Impact of cation-exchange membrane scaling nature on the electrochemical characteristics of membrane system

Abstract

Abstract The membrane fouling formation during electrodialysis of complex solutions is one of the main issues affecting the process performance and costs. This work was focused on the investigation of electrochemical behavior of membrane systems containing a cation-exchange membrane whose surface was affected by mineral fouling of different composition. Together with the scaled membranes, the pristine membrane was studied for comparison. For membrane without scaling on its surface, it was found that the limiting current value exceeded the one theoretically calculated by the convection-diffusion model. It is most likely related to equilibrium electroconvection developed at the membrane surface.
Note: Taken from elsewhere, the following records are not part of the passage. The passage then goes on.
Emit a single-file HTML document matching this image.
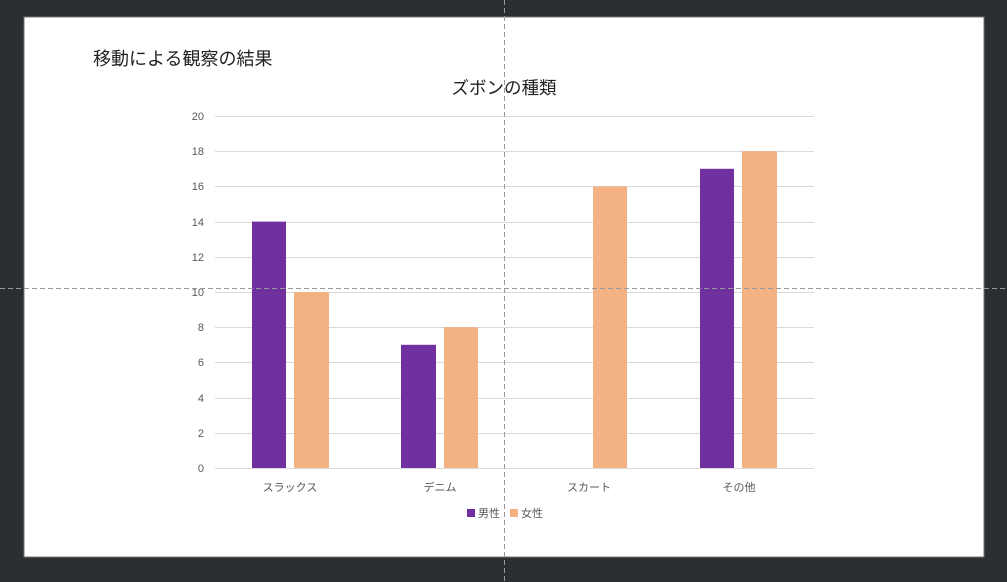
<!DOCTYPE html>
<html><head><meta charset="utf-8"><style>
body{margin:0;width:1007px;height:582px;background:#2b2e33;overflow:hidden;font-family:"Liberation Sans","Noto Sans CJK JP",sans-serif}
</style></head><body>
<svg width="1007" height="582" style="position:absolute;left:0;top:0" font-family="Liberation Sans, Noto Sans CJK JP, sans-serif">
<rect x="24" y="17" width="960" height="540" fill="#fff" stroke="#777" stroke-width="1"/>
<text x="93" y="65" font-size="18" fill="#222">移動による観察の結果</text>
<text x="504" y="94" font-size="17.5" fill="#222" text-anchor="middle">ズボンの種類</text>
<g stroke="#d9d9d9" stroke-width="1">
<line x1="215" x2="814" y1="116.5" y2="116.5"/><line x1="215" x2="814" y1="151.5" y2="151.5"/>
<line x1="215" x2="814" y1="186.5" y2="186.5"/><line x1="215" x2="814" y1="222.5" y2="222.5"/>
<line x1="215" x2="814" y1="257.5" y2="257.5"/><line x1="215" x2="814" y1="292.5" y2="292.5"/>
<line x1="215" x2="814" y1="327.5" y2="327.5"/><line x1="215" x2="814" y1="362.5" y2="362.5"/>
<line x1="215" x2="814" y1="398.5" y2="398.5"/><line x1="215" x2="814" y1="433.5" y2="433.5"/>
<line x1="215" x2="814" y1="468.5" y2="468.5"/>
</g>
<g font-size="11" fill="#595959" text-anchor="end">
<text x="204" y="120">20</text><text x="204" y="155">18</text><text x="204" y="190">16</text>
<text x="204" y="226">14</text><text x="204" y="261">12</text><text x="204" y="296">10</text>
<text x="204" y="331">8</text><text x="204" y="366">6</text><text x="204" y="402">4</text>
<text x="204" y="437">2</text><text x="204" y="472">0</text>
</g>
<g fill="#7030a0">
<rect x="252" y="221.6" width="34" height="246.4"/>
<rect x="401" y="344.8" width="35" height="123.2"/>
<rect x="700" y="168.8" width="34" height="299.2"/>
</g>
<g fill="#f4b183">
<rect x="294" y="292" width="35" height="176"/>
<rect x="444" y="327.2" width="34" height="140.8"/>
<rect x="593" y="186.4" width="34" height="281.6"/>
<rect x="742" y="151.2" width="35" height="316.8"/>
</g>
<g font-size="11" fill="#595959" text-anchor="middle">
<text x="290" y="491">スラックス</text><text x="440" y="491">デニム</text>
<text x="589" y="491">スカート</text><text x="739" y="491">その他</text>
</g>
<rect x="467" y="509" width="8" height="8" fill="#7030a0"/>
<text x="478" y="517" font-size="11" fill="#595959">男性</text>
<rect x="510" y="509" width="8" height="8" fill="#f4b183"/>
<text x="521" y="517" font-size="11" fill="#595959">女性</text>
<g stroke="#999" stroke-width="1" stroke-dasharray="5,3">
<line x1="504.5" y1="0" x2="504.5" y2="582"/>
<line x1="0" y1="288.5" x2="1007" y2="288.5"/>
</g>
</svg>
</body></html>
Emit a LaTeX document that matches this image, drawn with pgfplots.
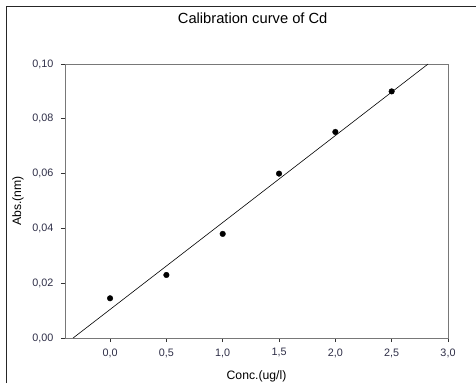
\documentclass[border=0pt]{standalone}
\usepackage{fontspec}
\setmainfont{Liberation Sans}
\usepackage{pgfplots}
\pgfplotsset{compat=1.18}
\definecolor{ticktext}{RGB}{45,45,70}
\definecolor{spine}{RGB}{120,120,120}
\begin{document}
\begin{tikzpicture}[x=1pt,y=1pt]
\begin{axis}[
  at={(65pt,45pt)}, anchor=south west,
  scale only axis, width=383pt, height=274pt,
  xmin=-0.4, xmax=3.0, ymin=0, ymax=0.10,
  xtick={0,0.5,1.0,1.5,2.0,2.5,3.0},
  ytick={0,0.02,0.04,0.06,0.08,0.10},
  xtick pos=bottom, ytick pos=left,
  tick align=outside, major tick length=4pt,
  axis line style={spine, line width=0.9pt},
  every tick/.style={black!80, line width=0.7pt},
  /pgf/number format/assume math mode=true,
  xticklabel style={/pgf/number format/.cd, fixed, fixed zerofill, precision=1, use comma, /tikz/.cd, font=\fontsize{10.8}{12}\selectfont, text=ticktext, yshift=-3pt},
  yticklabel style={/pgf/number format/.cd, fixed, fixed zerofill, precision=2, use comma, /tikz/.cd, font=\fontsize{10.8}{12}\selectfont, text=ticktext, xshift=-4pt},
  scaled y ticks=false,
  title={Calibration curve of Cd},
  title style={at={(axis description cs:0.49,1.146)}, anchor=center, font=\fontsize{14.7}{16}\selectfont},
  xlabel={Conc.(ug/l)},
  xlabel style={at={(axis description cs:0.5,-0.1387)}, anchor=center, font=\fontsize{12.2}{14}\selectfont},
  ylabel={Abs.(nm)},
  ylabel style={at={(axis description cs:-0.1227,0.5)}, anchor=center, font=\fontsize{12.2}{14}\selectfont},
]
\addplot[black, line width=0.6pt] coordinates {(-0.328,0) (2.823,0.10)};
\addplot[only marks, mark=*, mark size=2.8pt, black] coordinates {
(0.0,0.0145) (0.5,0.0230) (1.0,0.0380) (1.5,0.0600) (2.0,0.0752) (2.5,0.0900)};
\end{axis}
\pgfresetboundingbox
\useasboundingbox (0,0) rectangle (476,383);
\draw[line width=1pt, black!85] (6.5,0) -- (6.5,376) -- (476,376);
\end{tikzpicture}
\end{document}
The presence of magnesium and calcium hydroxides on the membrane surface leads to an intensification of water splitting at the depleted membrane surface, resulting in suppression of electroconvection and reduction of the overlimiting current. The presence of calcium carbonate on top of magnesium and calcium hydroxides prevents their contact with water molecules. The current-voltage characteristic of such membrane system was almost identical to the characteristics of the membrane system containing the pristine membrane. To our knowledge, it was the first time that the impact of scaling nature on the electrochemical behavior of membrane system was revealed and the relative mechanisms identified and explained.